## [DATASET EXCERPTS]

----

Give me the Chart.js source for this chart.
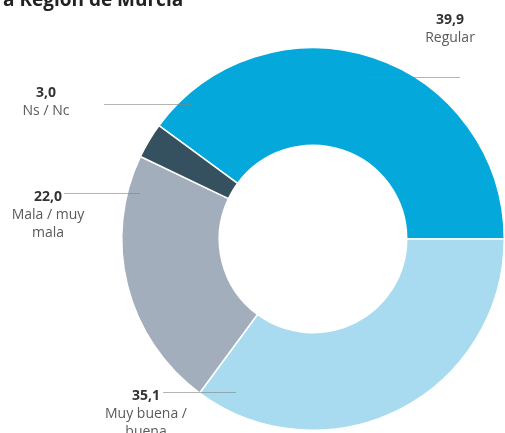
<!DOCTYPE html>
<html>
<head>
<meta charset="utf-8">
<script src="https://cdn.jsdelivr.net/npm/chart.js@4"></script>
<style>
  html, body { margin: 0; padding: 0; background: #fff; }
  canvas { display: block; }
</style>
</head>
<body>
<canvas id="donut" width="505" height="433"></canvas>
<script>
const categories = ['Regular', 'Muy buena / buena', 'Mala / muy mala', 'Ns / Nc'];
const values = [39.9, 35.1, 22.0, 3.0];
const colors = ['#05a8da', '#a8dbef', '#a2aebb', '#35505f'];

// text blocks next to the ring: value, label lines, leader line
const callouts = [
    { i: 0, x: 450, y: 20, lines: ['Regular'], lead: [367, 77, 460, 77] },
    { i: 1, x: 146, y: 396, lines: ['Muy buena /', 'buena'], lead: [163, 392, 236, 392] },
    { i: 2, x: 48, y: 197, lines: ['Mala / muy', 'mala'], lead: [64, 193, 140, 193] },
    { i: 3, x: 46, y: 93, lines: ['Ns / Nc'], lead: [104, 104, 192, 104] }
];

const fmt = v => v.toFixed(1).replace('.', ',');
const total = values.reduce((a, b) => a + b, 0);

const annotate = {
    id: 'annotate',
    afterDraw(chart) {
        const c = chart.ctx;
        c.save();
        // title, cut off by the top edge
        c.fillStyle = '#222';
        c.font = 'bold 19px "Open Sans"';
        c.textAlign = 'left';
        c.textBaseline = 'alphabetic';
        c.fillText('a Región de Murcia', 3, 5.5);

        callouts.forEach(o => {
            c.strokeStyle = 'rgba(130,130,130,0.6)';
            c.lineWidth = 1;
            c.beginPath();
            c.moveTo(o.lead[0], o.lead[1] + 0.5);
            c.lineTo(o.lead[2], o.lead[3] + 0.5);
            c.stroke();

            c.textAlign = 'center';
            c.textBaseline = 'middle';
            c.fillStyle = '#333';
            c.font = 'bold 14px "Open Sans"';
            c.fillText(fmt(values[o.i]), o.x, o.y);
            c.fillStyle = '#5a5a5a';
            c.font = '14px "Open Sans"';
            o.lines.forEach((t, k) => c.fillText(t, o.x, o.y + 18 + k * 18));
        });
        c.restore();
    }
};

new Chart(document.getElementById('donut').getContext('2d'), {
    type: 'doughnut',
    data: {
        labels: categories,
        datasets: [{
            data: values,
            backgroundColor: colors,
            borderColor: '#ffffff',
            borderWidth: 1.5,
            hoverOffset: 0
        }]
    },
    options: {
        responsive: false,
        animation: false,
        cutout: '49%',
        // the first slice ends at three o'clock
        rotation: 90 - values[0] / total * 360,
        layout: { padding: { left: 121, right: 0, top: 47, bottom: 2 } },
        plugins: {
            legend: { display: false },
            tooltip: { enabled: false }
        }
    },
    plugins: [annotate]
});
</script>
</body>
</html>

----

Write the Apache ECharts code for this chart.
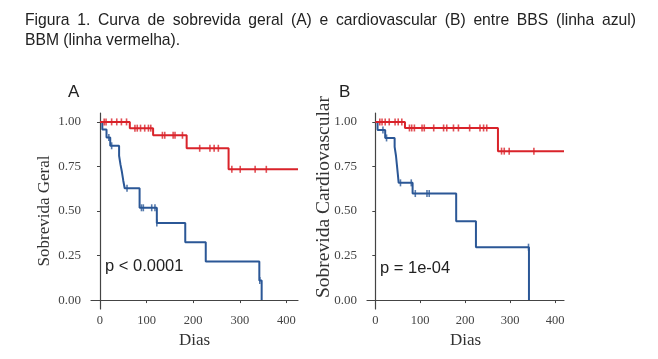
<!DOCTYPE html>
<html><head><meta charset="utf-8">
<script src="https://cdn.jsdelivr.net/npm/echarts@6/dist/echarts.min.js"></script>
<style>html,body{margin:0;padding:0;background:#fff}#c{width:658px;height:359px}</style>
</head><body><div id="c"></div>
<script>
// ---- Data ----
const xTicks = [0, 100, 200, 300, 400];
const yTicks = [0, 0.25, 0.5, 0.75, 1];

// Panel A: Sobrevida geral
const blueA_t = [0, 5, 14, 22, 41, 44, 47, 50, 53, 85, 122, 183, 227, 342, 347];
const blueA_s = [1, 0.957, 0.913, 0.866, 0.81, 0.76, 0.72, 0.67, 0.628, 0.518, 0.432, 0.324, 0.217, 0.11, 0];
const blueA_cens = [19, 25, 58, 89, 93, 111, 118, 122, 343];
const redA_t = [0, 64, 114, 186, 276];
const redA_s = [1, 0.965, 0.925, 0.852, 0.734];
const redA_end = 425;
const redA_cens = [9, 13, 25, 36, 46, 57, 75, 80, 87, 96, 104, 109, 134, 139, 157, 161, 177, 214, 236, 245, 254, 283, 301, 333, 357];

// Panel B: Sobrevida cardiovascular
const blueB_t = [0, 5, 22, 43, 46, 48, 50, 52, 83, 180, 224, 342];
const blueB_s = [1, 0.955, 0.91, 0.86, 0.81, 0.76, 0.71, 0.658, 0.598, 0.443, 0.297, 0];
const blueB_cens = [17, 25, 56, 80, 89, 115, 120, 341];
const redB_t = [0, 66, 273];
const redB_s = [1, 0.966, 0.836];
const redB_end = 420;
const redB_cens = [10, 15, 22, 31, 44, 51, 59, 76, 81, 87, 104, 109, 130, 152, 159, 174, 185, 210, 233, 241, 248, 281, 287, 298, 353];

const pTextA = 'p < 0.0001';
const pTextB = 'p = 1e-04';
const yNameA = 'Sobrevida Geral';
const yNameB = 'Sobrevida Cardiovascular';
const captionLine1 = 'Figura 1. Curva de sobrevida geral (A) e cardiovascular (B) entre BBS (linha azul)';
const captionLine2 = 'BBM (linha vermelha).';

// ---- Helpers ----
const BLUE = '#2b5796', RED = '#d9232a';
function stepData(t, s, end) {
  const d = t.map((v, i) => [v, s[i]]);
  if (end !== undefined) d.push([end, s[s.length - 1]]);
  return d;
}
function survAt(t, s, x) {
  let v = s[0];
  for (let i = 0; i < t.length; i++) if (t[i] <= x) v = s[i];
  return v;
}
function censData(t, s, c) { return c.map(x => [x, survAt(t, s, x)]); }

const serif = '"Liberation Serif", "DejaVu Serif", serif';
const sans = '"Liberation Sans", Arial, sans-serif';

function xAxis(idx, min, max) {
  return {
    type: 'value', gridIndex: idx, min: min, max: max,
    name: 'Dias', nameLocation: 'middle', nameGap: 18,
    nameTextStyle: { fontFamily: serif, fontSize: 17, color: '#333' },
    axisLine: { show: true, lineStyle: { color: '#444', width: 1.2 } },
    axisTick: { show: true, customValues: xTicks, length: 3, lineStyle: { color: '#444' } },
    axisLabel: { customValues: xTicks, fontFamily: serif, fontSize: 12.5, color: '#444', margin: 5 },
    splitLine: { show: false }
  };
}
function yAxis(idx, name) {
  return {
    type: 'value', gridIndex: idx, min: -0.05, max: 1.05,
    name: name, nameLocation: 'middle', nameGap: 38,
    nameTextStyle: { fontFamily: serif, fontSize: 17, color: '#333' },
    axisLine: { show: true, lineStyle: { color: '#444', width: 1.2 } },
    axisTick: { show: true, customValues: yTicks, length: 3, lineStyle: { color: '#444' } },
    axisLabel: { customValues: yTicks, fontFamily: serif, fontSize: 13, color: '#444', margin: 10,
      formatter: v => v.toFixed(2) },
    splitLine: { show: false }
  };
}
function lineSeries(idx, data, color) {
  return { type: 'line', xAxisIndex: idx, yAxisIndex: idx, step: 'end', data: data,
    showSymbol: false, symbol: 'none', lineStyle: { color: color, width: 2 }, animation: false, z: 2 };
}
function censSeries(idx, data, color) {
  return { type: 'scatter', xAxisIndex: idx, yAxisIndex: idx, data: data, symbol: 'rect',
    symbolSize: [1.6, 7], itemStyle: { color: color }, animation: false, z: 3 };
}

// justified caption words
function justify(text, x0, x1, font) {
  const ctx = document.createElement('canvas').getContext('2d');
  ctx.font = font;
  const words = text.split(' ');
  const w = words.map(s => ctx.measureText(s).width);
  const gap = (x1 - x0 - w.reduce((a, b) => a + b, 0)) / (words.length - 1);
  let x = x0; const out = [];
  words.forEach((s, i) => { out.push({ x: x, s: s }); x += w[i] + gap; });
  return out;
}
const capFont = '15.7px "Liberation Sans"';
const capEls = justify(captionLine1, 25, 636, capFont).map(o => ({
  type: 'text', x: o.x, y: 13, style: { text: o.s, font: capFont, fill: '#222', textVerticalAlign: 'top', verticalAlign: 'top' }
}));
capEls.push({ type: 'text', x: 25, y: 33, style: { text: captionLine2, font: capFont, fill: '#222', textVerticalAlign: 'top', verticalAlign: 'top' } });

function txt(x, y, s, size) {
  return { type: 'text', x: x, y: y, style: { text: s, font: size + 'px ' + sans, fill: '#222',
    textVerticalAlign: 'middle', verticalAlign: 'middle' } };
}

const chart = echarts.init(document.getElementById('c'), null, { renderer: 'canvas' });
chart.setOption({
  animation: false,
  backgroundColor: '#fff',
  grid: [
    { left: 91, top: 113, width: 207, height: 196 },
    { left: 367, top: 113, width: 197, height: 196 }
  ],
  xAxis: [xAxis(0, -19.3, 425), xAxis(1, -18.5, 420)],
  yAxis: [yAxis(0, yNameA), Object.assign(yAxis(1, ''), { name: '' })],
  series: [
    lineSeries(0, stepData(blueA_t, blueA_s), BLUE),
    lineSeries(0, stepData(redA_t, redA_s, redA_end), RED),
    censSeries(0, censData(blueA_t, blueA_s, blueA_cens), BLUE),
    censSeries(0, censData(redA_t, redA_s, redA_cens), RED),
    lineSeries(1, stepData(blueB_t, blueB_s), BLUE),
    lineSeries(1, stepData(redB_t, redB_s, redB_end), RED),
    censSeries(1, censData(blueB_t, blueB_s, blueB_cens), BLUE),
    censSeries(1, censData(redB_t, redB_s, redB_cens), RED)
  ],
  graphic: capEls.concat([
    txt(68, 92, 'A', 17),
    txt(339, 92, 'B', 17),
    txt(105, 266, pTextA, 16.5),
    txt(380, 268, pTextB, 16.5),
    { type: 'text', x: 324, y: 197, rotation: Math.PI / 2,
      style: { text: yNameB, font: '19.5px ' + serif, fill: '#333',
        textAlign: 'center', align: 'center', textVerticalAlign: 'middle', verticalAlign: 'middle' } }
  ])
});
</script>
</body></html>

----

## [WHAT IS REQUIRED]
Quote exactly what appears from the line containing "Give me the Chart.js source for this chart." through the line containing "const colors = ['#05a8da', '#a8dbef', '#a2aebb', '#35505f'];", both included, except for the pictures, and nothing more.

## [TASK RESPONSE]
Give me the Chart.js source for this chart.
<!DOCTYPE html>
<html>
<head>
<meta charset="utf-8">
<script src="https://cdn.jsdelivr.net/npm/chart.js@4"></script>
<style>
  html, body { margin: 0; padding: 0; background: #fff; }
  canvas { display: block; }
</style>
</head>
<body>
<canvas id="donut" width="505" height="433"></canvas>
<script>
const categories = ['Regular', 'Muy buena / buena', 'Mala / muy mala', 'Ns / Nc'];
const values = [39.9, 35.1, 22.0, 3.0];
const colors = ['#05a8da', '#a8dbef', '#a2aebb', '#35505f'];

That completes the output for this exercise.